She cited physical reasons for this departure after undergoing hip replacement surgery last Thursday and said the pain she had been dealing with the past couple of years took a toll.

“The constant pain made it difficult to bring my best,” Walker said. “It was time to pass the baton on to someone else. It wasn’t fair to my girls nor myself….I just need to get out of the way. I couldn’t give them what I knew I could. It was the right thing to do.”

Walker, who had knee replacement surgery a year-and-a-half ago, was in her second stint as Garfield head coach, this time for three seasons. She previously coached from 2000-01 through 2006-07, walking away following a shocking relapse into drug and alcohol abuse after nearly 17 years of sobriety.

She got clean and sober again in May of 2008 and was rehired at Garfield in the spring of 2013 after volunteering time with the girls and boys programs for three years.

Walker is one of the most storied basketball players in state history and was part of the Washington Interscholastic Activities Association’s inaugural Hall of Fame class in 2004. After averaging better than 35 points per game as a senior, she became a two-time All-American at Louisiana State and was an alternate on the 1984 U.S. Olympic Team.
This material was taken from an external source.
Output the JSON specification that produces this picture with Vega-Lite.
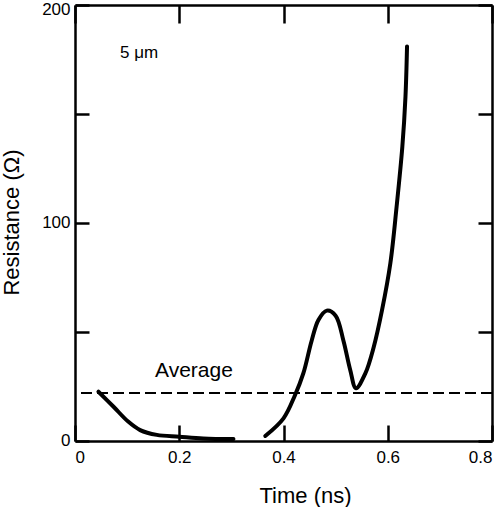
{
  "$schema": "https://vega.github.io/schema/vega-lite/v6.json",
  "width": 417,
  "height": 436,
  "autosize": {"type": "none"},
  "padding": {"left": 75, "top": 5, "right": 8, "bottom": 66},
  "background": "white",
  "config": {
    "view": {"stroke": null},
    "font": "Liberation Sans",
    "axis": {
      "grid": false,
      "domainColor": "black",
      "domainWidth": 2.5,
      "tickColor": "black",
      "tickWidth": 2.5,
      "labelColor": "black",
      "labelFont": "Liberation Sans",
      "labelFontSize": 17,
      "titleColor": "black",
      "titleFont": "Liberation Sans",
      "titleFontSize": 22,
      "titleFontWeight": "normal"
    }
  },
  "resolve": {"axis": {"x": "independent", "y": "independent"}},
  "layer": [
    {
      "data": {"values": [{"avg": 22}]},
      "mark": {"type": "rule", "color": "black", "strokeWidth": 2, "strokeDash": [11, 5]},
      "encoding": {
        "y": {"field": "avg", "type": "quantitative", "scale": {"domain": [0, 200], "nice": false}, "axis": null}
      }
    },
    {
      "data": {
        "values": [
          {"t": 0.045, "r": 22.6, "seg": "a"},
          {"t": 0.074, "r": 15.7, "seg": "a"},
          {"t": 0.102, "r": 8.9, "seg": "a"},
          {"t": 0.125, "r": 5.0, "seg": "a"},
          {"t": 0.157, "r": 2.8, "seg": "a"},
          {"t": 0.2, "r": 2.0, "seg": "a"},
          {"t": 0.246, "r": 1.2, "seg": "a"},
          {"t": 0.304, "r": 0.9, "seg": "a"},
          {"t": 0.365, "r": 2.3, "seg": "b"},
          {"t": 0.4, "r": 10.4, "seg": "b"},
          {"t": 0.422, "r": 21, "seg": "b"},
          {"t": 0.438, "r": 31, "seg": "b"},
          {"t": 0.454, "r": 46, "seg": "b"},
          {"t": 0.467, "r": 55.5, "seg": "b"},
          {"t": 0.483, "r": 59.8, "seg": "b"},
          {"t": 0.5, "r": 57.5, "seg": "b"},
          {"t": 0.515, "r": 46, "seg": "b"},
          {"t": 0.528, "r": 32.6, "seg": "b"},
          {"t": 0.539, "r": 24.2, "seg": "b"},
          {"t": 0.557, "r": 31, "seg": "b"},
          {"t": 0.573, "r": 43, "seg": "b"},
          {"t": 0.589, "r": 60, "seg": "b"},
          {"t": 0.605, "r": 81.5, "seg": "b"},
          {"t": 0.617, "r": 107.5, "seg": "b"},
          {"t": 0.628, "r": 135, "seg": "b"},
          {"t": 0.634, "r": 158, "seg": "b"},
          {"t": 0.637, "r": 181, "seg": "b"}
        ]
      },
      "mark": {"type": "line", "color": "black", "strokeWidth": 4, "interpolate": "catmull-rom", "strokeCap": "round"},
      "encoding": {
        "x": {
          "field": "t", "type": "quantitative",
          "scale": {"domain": [0, 0.8], "nice": false},
          "axis": {
            "orient": "bottom", "values": [0, 0.2, 0.4, 0.6, 0.8], "format": "~g",
            "tickSize": -16, "labelPadding": 24,
            "title": "Time (ns)", "titleX": 230, "titleY": 61, "titleBaseline": "alphabetic", "titleAlign": "center"
          }
        },
        "y": {
          "field": "r", "type": "quantitative",
          "scale": {"domain": [0, 200], "nice": false},
          "axis": {
            "orient": "left", "values": [0, 50, 100, 150, 200],
            "labelExpr": "datum.value % 100 == 0 ? datum.label : ''",
            "tickSize": -14, "labelPadding": 19,
            "labelOffset": {"condition": {"test": "datum.value == 200", "value": 4}, "value": -1},
            "title": "Resistance (Ω)", "titleAngle": 270, "titleX": -57, "titleY": 217,
            "titleBaseline": "alphabetic", "titleAlign": "center"
          }
        },
        "detail": {"field": "seg"}
      }
    },
    {
      "data": {
        "values": [
          {"t": 0.0864, "r": 175.5, "label": "5 μm", "size": 17},
          {"t": 0.1536, "r": 29.5, "label": "Average", "size": 21}
        ]
      },
      "mark": {"type": "text", "align": "left", "baseline": "alphabetic", "color": "black", "font": "Liberation Sans"},
      "encoding": {
        "x": {
          "field": "t", "type": "quantitative",
          "scale": {"domain": [0, 0.8], "nice": false},
          "axis": {"orient": "top", "values": [0, 0.2, 0.4, 0.6, 0.8], "labels": false, "tickSize": -18, "title": null}
        },
        "y": {
          "field": "r", "type": "quantitative",
          "scale": {"domain": [0, 200], "nice": false},
          "axis": {"orient": "right", "values": [0, 50, 100, 150, 200], "labels": false, "tickSize": -14, "title": null}
        },
        "text": {"field": "label"},
        "size": {"field": "size", "type": "quantitative", "scale": null, "legend": null}
      }
    }
  ]
}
She played professionally overseas before becoming one of the first women to join the Harlem Globetrotters.

“I call her Legend because she’s truly that,” said Garfield athletic director Ed Haskins, also the head boys basketball coach. “She’s a legend in every sense of the word when it comes to Garfield basketball, and arguably the best player to ever play here, male or female.”
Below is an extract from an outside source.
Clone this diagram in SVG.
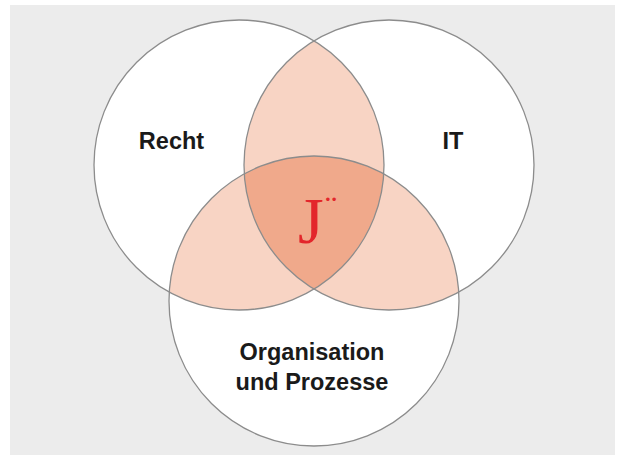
<svg xmlns="http://www.w3.org/2000/svg" width="621" height="460" viewBox="0 0 621 460">
  <style>
    .circle { fill: #ffffff; }
    .outline { fill: none; stroke: #8c8c8c; stroke-width: 1.3; }
    .pair { fill: #f8d4c4; }
    .triple { fill: #f0a98b; }
    .label { font-family: "Liberation Sans", Arial, sans-serif; font-weight: bold; font-size: 23.5px; fill: #1a1a1a; text-anchor: middle; }
    .center { font-family: "Liberation Serif", "Times New Roman", serif; fill: #e3262b; }
  </style>
  <defs>
    <clipPath id="clipL"><circle cx="239" cy="165" r="145"/></clipPath>
    <clipPath id="clipR"><circle cx="389" cy="165" r="145"/></clipPath>
    <clipPath id="clipB"><circle cx="314" cy="301" r="145"/></clipPath>
  </defs>
  <rect x="0" y="0" width="621" height="460" fill="#ffffff"/>
  <rect x="10" y="5" width="605" height="450" fill="#ececec"/>

  <g id="recht">
    <circle class="circle" cx="239" cy="165" r="145"/>
  </g>
  <g id="it">
    <circle class="circle" cx="389" cy="165" r="145"/>
  </g>
  <g id="organisation">
    <circle class="circle" cx="314" cy="301" r="145"/>
  </g>

  <g id="overlaps">
    <circle class="pair" cx="389" cy="165" r="145" clip-path="url(#clipL)"/>
    <circle class="pair" cx="314" cy="301" r="145" clip-path="url(#clipL)"/>
    <circle class="pair" cx="314" cy="301" r="145" clip-path="url(#clipR)"/>
    <g clip-path="url(#clipL)">
      <circle class="triple" cx="314" cy="301" r="145" clip-path="url(#clipR)"/>
    </g>
  </g>

  <g id="outlines">
    <circle class="outline" cx="239" cy="165" r="145"/>
    <circle class="outline" cx="389" cy="165" r="145"/>
    <circle class="outline" cx="314" cy="301" r="145"/>
  </g>

  <g id="labels">
    <text class="label" x="171.5" y="148.5">Recht</text>
    <text class="label" x="453" y="148.5">IT</text>
    <text class="label" x="312" y="359.5">Organisation</text>
    <text class="label" x="312" y="390">und Prozesse</text>
    <text class="center" x="298" y="243" font-size="66">J<tspan font-size="36" x="325" y="220">¨</tspan></text>
  </g>
</svg>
Both Haskins and Garfield principal Ted Howard stressed that Walker will continue to be part of the basketball programs in some capacity, although all parties are still working out the details.

Howard listed a variety of options in an e-mail correspondence, including trainer, shooting coach, mentor for coaching, and scout — and also said Walker could possibly coach fall-league teams.

“These are the ideas that are being talked about but we are waiting until we see how she heals,” Howard wrote. “I want to know her capacity. We also have to see what our needs are.”